Set down the full listing exactly as given. Any pictures are to be left out.

━━━ Material

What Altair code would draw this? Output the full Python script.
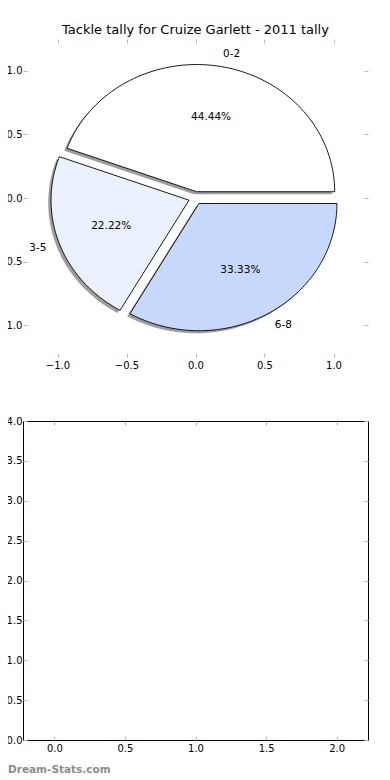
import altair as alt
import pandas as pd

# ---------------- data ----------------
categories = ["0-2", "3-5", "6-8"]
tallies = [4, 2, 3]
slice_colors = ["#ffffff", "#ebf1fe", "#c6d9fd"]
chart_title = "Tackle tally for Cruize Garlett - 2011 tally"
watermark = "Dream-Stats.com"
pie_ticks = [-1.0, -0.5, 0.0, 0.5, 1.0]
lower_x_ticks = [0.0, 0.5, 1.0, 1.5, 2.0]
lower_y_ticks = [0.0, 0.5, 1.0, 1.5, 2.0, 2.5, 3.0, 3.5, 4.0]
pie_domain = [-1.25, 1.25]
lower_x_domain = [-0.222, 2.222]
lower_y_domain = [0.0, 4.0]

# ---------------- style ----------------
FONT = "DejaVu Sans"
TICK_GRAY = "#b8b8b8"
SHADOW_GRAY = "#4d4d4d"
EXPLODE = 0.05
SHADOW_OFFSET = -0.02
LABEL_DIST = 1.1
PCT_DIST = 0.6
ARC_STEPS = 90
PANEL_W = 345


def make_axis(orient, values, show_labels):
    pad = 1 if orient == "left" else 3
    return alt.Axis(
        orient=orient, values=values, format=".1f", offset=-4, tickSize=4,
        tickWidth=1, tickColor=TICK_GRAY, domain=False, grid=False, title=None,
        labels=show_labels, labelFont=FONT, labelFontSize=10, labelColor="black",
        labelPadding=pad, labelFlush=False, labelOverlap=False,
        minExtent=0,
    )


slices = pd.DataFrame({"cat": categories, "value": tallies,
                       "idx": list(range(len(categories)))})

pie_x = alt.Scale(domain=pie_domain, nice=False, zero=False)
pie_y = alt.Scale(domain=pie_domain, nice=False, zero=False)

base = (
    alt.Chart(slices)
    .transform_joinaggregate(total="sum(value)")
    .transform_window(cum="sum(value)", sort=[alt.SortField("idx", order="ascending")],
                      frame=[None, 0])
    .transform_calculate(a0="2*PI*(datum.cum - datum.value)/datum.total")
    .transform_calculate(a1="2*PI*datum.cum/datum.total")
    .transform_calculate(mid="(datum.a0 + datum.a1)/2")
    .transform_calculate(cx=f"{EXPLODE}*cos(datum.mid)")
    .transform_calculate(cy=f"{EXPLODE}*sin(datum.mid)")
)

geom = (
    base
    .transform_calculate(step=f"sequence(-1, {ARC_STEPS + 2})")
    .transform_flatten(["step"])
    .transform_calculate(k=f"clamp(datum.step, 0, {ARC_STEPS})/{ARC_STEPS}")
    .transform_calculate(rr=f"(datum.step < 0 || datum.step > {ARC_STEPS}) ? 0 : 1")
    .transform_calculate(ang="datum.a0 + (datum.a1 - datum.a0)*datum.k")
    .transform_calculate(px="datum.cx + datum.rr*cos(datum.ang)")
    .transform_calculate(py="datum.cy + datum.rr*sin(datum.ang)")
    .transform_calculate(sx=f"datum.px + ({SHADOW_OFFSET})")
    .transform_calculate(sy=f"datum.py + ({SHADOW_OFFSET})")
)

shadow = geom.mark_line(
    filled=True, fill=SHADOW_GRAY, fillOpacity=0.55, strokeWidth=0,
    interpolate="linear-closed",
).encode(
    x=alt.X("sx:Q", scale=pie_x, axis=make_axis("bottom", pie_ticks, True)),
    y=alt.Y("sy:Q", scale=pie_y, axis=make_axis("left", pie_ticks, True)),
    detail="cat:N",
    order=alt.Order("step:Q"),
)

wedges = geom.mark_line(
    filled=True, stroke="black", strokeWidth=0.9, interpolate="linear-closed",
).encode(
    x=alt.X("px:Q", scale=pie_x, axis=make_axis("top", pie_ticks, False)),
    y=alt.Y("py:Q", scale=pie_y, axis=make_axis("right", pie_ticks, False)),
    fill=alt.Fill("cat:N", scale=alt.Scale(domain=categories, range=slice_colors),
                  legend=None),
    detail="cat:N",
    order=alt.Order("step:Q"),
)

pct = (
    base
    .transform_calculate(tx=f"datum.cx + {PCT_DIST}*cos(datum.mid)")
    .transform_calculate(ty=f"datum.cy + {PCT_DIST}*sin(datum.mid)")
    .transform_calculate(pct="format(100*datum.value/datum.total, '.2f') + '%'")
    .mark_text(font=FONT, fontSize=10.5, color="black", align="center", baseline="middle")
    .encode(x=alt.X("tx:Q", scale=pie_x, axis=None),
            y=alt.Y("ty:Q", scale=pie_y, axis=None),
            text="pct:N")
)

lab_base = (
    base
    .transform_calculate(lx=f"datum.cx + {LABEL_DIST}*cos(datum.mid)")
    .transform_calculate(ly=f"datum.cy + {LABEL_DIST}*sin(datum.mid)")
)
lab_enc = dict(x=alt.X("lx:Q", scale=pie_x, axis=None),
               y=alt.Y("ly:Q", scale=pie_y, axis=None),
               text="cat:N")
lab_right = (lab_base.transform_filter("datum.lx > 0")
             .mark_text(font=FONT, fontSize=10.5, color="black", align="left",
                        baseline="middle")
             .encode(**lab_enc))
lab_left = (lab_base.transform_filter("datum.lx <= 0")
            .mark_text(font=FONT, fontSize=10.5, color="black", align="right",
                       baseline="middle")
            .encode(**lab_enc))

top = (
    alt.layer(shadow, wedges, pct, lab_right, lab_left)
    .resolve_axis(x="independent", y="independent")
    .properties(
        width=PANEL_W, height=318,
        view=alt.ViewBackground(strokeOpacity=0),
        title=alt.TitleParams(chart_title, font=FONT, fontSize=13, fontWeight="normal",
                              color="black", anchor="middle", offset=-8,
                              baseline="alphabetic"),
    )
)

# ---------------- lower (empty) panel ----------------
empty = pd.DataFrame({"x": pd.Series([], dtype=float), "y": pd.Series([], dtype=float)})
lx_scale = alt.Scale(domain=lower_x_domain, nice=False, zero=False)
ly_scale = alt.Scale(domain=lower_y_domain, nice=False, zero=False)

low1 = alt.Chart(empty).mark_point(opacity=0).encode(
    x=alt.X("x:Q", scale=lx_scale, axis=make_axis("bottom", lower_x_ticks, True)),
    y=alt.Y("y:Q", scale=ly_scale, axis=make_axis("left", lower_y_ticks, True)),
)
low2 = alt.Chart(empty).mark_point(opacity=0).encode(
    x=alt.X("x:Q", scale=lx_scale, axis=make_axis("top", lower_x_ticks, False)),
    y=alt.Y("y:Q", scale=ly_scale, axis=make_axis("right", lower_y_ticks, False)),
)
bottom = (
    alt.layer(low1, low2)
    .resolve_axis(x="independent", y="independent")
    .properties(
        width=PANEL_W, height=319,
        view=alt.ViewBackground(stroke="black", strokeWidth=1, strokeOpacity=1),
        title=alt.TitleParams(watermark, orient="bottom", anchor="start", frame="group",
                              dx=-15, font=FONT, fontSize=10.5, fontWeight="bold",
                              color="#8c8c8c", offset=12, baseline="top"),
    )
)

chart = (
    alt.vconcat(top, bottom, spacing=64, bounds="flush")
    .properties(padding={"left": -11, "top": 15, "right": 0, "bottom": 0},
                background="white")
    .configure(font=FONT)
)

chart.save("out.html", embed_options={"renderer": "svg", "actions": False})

━━━━━━

** Exercise answer **
What Altair code would draw this? Output the full Python script.
import altair as alt
import pandas as pd

# ---------------- data ----------------
categories = ["0-2", "3-5", "6-8"]
tallies = [4, 2, 3]
slice_colors = ["#ffffff", "#ebf1fe", "#c6d9fd"]
chart_title = "Tackle tally for Cruize Garlett - 2011 tally"
watermark = "Dream-Stats.com"
pie_ticks = [-1.0, -0.5, 0.0, 0.5, 1.0]
lower_x_ticks = [0.0, 0.5, 1.0, 1.5, 2.0]
lower_y_ticks = [0.0, 0.5, 1.0, 1.5, 2.0, 2.5, 3.0, 3.5, 4.0]
pie_domain = [-1.25, 1.25]
lower_x_domain = [-0.222, 2.222]
lower_y_domain = [0.0, 4.0]

# ---------------- style ----------------
FONT = "DejaVu Sans"
TICK_GRAY = "#b8b8b8"
SHADOW_GRAY = "#4d4d4d"
EXPLODE = 0.05
SHADOW_OFFSET = -0.02
LABEL_DIST = 1.1
PCT_DIST = 0.6
ARC_STEPS = 90
PANEL_W = 345


def make_axis(orient, values, show_labels):
    pad = 1 if orient == "left" else 3
    return alt.Axis(
        orient=orient, values=values, format=".1f", offset=-4, tickSize=4,
        tickWidth=1, tickColor=TICK_GRAY, domain=False, grid=False, title=None,
        labels=show_labels, labelFont=FONT, labelFontSize=10, labelColor="black",
        labelPadding=pad, labelFlush=False, labelOverlap=False,
        minExtent=0,
    )


slices = pd.DataFrame({"cat": categories, "value": tallies,
                       "idx": list(range(len(categories)))})

pie_x = alt.Scale(domain=pie_domain, nice=False, zero=False)
pie_y = alt.Scale(domain=pie_domain, nice=False, zero=False)

base = (
    alt.Chart(slices)
    .transform_joinaggregate(total="sum(value)")
    .transform_window(cum="sum(value)", sort=[alt.SortField("idx", order="ascending")],
                      frame=[None, 0])
    .transform_calculate(a0="2*PI*(datum.cum - datum.value)/datum.total")
    .transform_calculate(a1="2*PI*datum.cum/datum.total")
    .transform_calculate(mid="(datum.a0 + datum.a1)/2")
    .transform_calculate(cx=f"{EXPLODE}*cos(datum.mid)")
    .transform_calculate(cy=f"{EXPLODE}*sin(datum.mid)")
)

geom = (
    base
    .transform_calculate(step=f"sequence(-1, {ARC_STEPS + 2})")
    .transform_flatten(["step"])
    .transform_calculate(k=f"clamp(datum.step, 0, {ARC_STEPS})/{ARC_STEPS}")
    .transform_calculate(rr=f"(datum.step < 0 || datum.step > {ARC_STEPS}) ? 0 : 1")
    .transform_calculate(ang="datum.a0 + (datum.a1 - datum.a0)*datum.k")
    .transform_calculate(px="datum.cx + datum.rr*cos(datum.ang)")
    .transform_calculate(py="datum.cy + datum.rr*sin(datum.ang)")
    .transform_calculate(sx=f"datum.px + ({SHADOW_OFFSET})")
    .transform_calculate(sy=f"datum.py + ({SHADOW_OFFSET})")
)

shadow = geom.mark_line(
    filled=True, fill=SHADOW_GRAY, fillOpacity=0.55, strokeWidth=0,
    interpolate="linear-closed",
).encode(
    x=alt.X("sx:Q", scale=pie_x, axis=make_axis("bottom", pie_ticks, True)),
    y=alt.Y("sy:Q", scale=pie_y, axis=make_axis("left", pie_ticks, True)),
    detail="cat:N",
    order=alt.Order("step:Q"),
)

wedges = geom.mark_line(
    filled=True, stroke="black", strokeWidth=0.9, interpolate="linear-closed",
).encode(
    x=alt.X("px:Q", scale=pie_x, axis=make_axis("top", pie_ticks, False)),
    y=alt.Y("py:Q", scale=pie_y, axis=make_axis("right", pie_ticks, False)),
    fill=alt.Fill("cat:N", scale=alt.Scale(domain=categories, range=slice_colors),
                  legend=None),
    detail="cat:N",
    order=alt.Order("step:Q"),
)

pct = (
    base
    .transform_calculate(tx=f"datum.cx + {PCT_DIST}*cos(datum.mid)")
    .transform_calculate(ty=f"datum.cy + {PCT_DIST}*sin(datum.mid)")
    .transform_calculate(pct="format(100*datum.value/datum.total, '.2f') + '%'")
    .mark_text(font=FONT, fontSize=10.5, color="black", align="center", baseline="middle")
    .encode(x=alt.X("tx:Q", scale=pie_x, axis=None),
            y=alt.Y("ty:Q", scale=pie_y, axis=None),
            text="pct:N")
)

lab_base = (
    base
    .transform_calculate(lx=f"datum.cx + {LABEL_DIST}*cos(datum.mid)")
    .transform_calculate(ly=f"datum.cy + {LABEL_DIST}*sin(datum.mid)")
)
lab_enc = dict(x=alt.X("lx:Q", scale=pie_x, axis=None),
               y=alt.Y("ly:Q", scale=pie_y, axis=None),
               text="cat:N")
lab_right = (lab_base.transform_filter("datum.lx > 0")
             .mark_text(font=FONT, fontSize=10.5, color="black", align="left",
                        baseline="middle")
             .encode(**lab_enc))
lab_left = (lab_base.transform_filter("datum.lx <= 0")
            .mark_text(font=FONT, fontSize=10.5, color="black", align="right",
                       baseline="middle")
            .encode(**lab_enc))

top = (
    alt.layer(shadow, wedges, pct, lab_right, lab_left)
    .resolve_axis(x="independent", y="independent")
    .properties(
        width=PANEL_W, height=318,
        view=alt.ViewBackground(strokeOpacity=0),
        title=alt.TitleParams(chart_title, font=FONT, fontSize=13, fontWeight="normal",
                              color="black", anchor="middle", offset=-8,
                              baseline="alphabetic"),
    )
)

# ---------------- lower (empty) panel ----------------
empty = pd.DataFrame({"x": pd.Series([], dtype=float), "y": pd.Series([], dtype=float)})
lx_scale = alt.Scale(domain=lower_x_domain, nice=False, zero=False)
ly_scale = alt.Scale(domain=lower_y_domain, nice=False, zero=False)

low1 = alt.Chart(empty).mark_point(opacity=0).encode(
    x=alt.X("x:Q", scale=lx_scale, axis=make_axis("bottom", lower_x_ticks, True)),
    y=alt.Y("y:Q", scale=ly_scale, axis=make_axis("left", lower_y_ticks, True)),
)
low2 = alt.Chart(empty).mark_point(opacity=0).encode(
    x=alt.X("x:Q", scale=lx_scale, axis=make_axis("top", lower_x_ticks, False)),
    y=alt.Y("y:Q", scale=ly_scale, axis=make_axis("right", lower_y_ticks, False)),
)
bottom = (
    alt.layer(low1, low2)
    .resolve_axis(x="independent", y="independent")
    .properties(
        width=PANEL_W, height=319,
        view=alt.ViewBackground(stroke="black", strokeWidth=1, strokeOpacity=1),
        title=alt.TitleParams(watermark, orient="bottom", anchor="start", frame="group",
                              dx=-15, font=FONT, fontSize=10.5, fontWeight="bold",
                              color="#8c8c8c", offset=12, baseline="top"),
    )
)

chart = (
    alt.vconcat(top, bottom, spacing=64, bounds="flush")
    .properties(padding={"left": -11, "top": 15, "right": 0, "bottom": 0},
                background="white")
    .configure(font=FONT)
)

chart.save("out.html", embed_options={"renderer": "svg", "actions": False})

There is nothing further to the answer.